Selalu ada jalan di balik setiap kemelut dan semuanya tergantung pada kecerdikan melihat kesempatan.
Oleh
Redaksi
·2 menit baca
Dunia sedang menghadapi inflasi impor. Bervariasi tingkat inflasi yang dialami banyak negara, tetapi intinya dunia serentak menghadapinya, termasuk Indonesia.
Unsur geopolitik mendominasi penyebab inflasi impor, seperti kenaikan harga minyak. Invasi Rusia ke Ukraina menjadi pemicu utama. Sayangnya, invasi ini merembet pada kenaikan harga komoditas dan pupuk karena Ukraina dan Rusia sama-sama produsen komoditas nonmigas, seperti petrokimia.
Ini menambah unsur geopolitik yang telah terjadi sebelumnya, seperti perang dagang AS-China. Menambah ruwet persoalan adalah gejala pengamanan stok domestik, yang menyurutkan perdagangan internasional untuk beberapa komoditas. Untungnya, Indonesia masih menghadapi inflasi moderat 3-4 persen pada 2022, naik dari level di bawah 3 persen pada 2021.
Bagaimana mengatasi inflasi impor karena unsur geopolitik ini tergantung pada kebijakan luar negeri AS untuk meredakannya. Juga sebaliknya, tergantung pada reaksi China dan Rusia. Negara seperti Indonesia tak kuasa menghadapi faktor given ini, kecuali dengan status Presidensi G20 Indonesia bisa mengurai kemelut akibat geopolitik.

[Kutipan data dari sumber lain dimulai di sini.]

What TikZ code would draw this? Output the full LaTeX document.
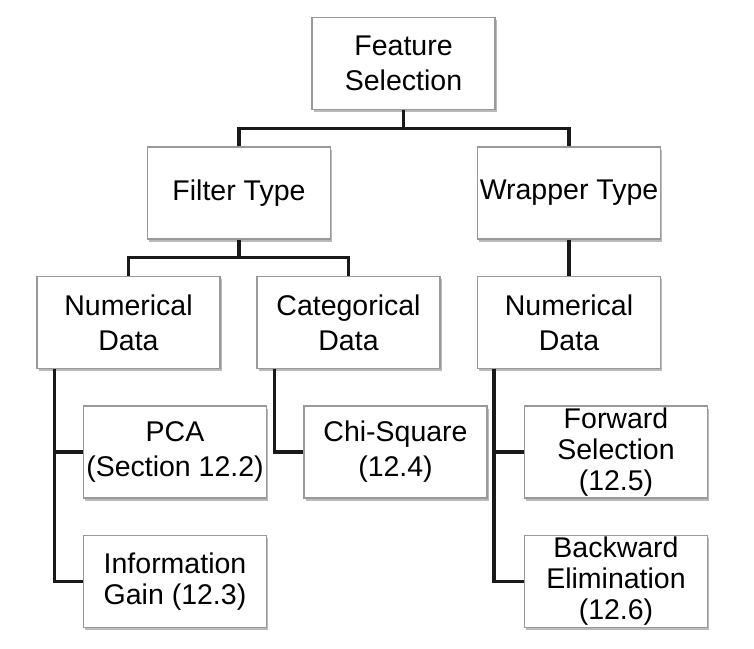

Cara mengatasi inflasi impor yang juga berarti ”pajak” bagi konsumen, Menteri Keuangan Sri Mulyani Indrawati sudah mengatakan, instrumen anggaran untuk peredam gejolak. Kekuatan anggaran menjadi andalan. Ekonom Bank Pembangunan Asia (ADB), Albert Park, melihat negara-negara berkembang Asia bisa mengatasi efek inflasi impor. Asia diprediksi tetap tumbuh di atas 5 persen. Dengan demikian, pendalaman pajak masih bisa menjadi andalan untuk pemanfaatan anggaran negara sebagai shock absorber. Subsidi pangan dan energi masih bisa dilakukan.
Ada lagi sebenarnya instrumen lain yang dilihat ADB untuk mendukung pertumbuhan, yakni lewat investasi. Temuan ADB menyebutkan Indonesia termasuk darling-nya investor. Tidak terlalu dibutuhkan pemanis untuk merangsang masuk investasi, cukup dengan meningkatkan kemudahan berbisnis.
Pertumbuhan, apalagi cukup tinggi, bisa menurunkan kemiskinan. Tentu pertumbuhan tersebut juga bukan dengan menggencet pekerja, yang juga otomatis menjadi konsumen.
Menjadikan inflasi impor sebagai stimulus baru untuk reformasi ekonomi demi kemudahan berbisnis merupakan momentum baik juga. Visi daerah-daerah juga menjadi tuntutan. Dalam terminologi ekonomi, bukti secara empiris menunjukkan setiap masalah justru bisa mendorong stimulus reformasi, seperti China pada 1978 yang mereformasi diri lewat ekonomi karena kemiskinan akut. Hal seperti itu juga pernah dilakukan India pada 1994 dengan meliberasi perdagangan karena krisis rupee. Hasilnya adalah kemakmuran rakyat.
Selalu ada jalan di balik setiap kemelut dan semuanya tergantung pada kecerdikan melihat kesempatan. Menaikkan inelastisitas permintaan karena faktor inflasi itulah juga tujuan dari pengejaran akan kemakmuran rakyat, lewat reformasi.